6BONE shutdown

Iljitsch van Beijnum iljitsch at muada.com
Tue May 9 22:14:44 CEST 2006

On 9-mei-2006, at 21:38, Doug Barton wrote:

> Your point about folks preferring to do nothing is well taken. This  
> leads me
> to two conclusions. First, it is good to remove your 6bone routes  
> because
> they are likely not to work, or worse, only work "sometimes."  
> Second, those
> who feel that deprecation of the 6bone is a goal should do  
> everything in
> their power to dial up the pain for those still sending traffic  
> with those
> addresses on 7 June.

As a final note on this topic (and the other one as well, I think)  
let me observe that it's often not the source of the packets that's  
in direct control of the destination address. For instance, I  
currently have both production and 6bone addresses in the DNS for my  
personal site www.muada.com (removed 6bone addresses from my other  
sites some months ago). So if you point your IPv6-enabled web browser  
towards that domain you have a pretty good chance of hitting the  
6bone address.
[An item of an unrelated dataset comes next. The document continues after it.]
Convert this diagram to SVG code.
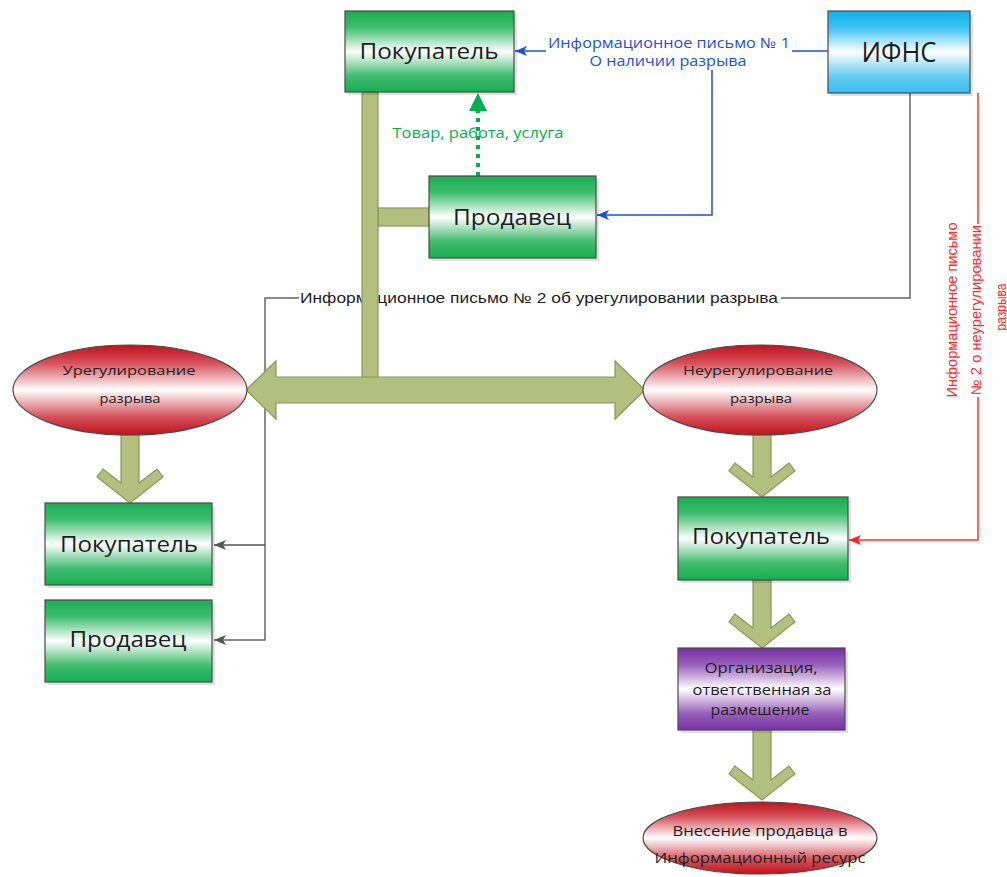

Now obviously if you have an IPv6 implementation that  
supports a policy table for address selection, such as FreeBSD 6 or  
Windows XP, you can set things up so that 6bone space is avoided, but  
I'm guessing most people won't do that. (ip6addrctl in FreeBSD, but  
enable it first in /etc/rc.conf and netsh interface ipv6 add|show  
prefixpolicy on XP with some caveats.)

In any event, I'll leave 6bone.muada.com in place for testing  
purposes until connectivity towards my upstream for the address in  
question stops. This name doesn't have an IPv4 or non-6bone IPv6  
address so if you can ping it or hit it with your browser you know  
packets can still flow from you to the 6bone, and if not, not.

> If IPv6 is ever going to be considered more than an interesting  
> idea, it has
> to start being treated as a production network.

Yes. But note that for various reasons, IPv6 will continue to be  
different from IPv4 in many minor but also in some major aspects.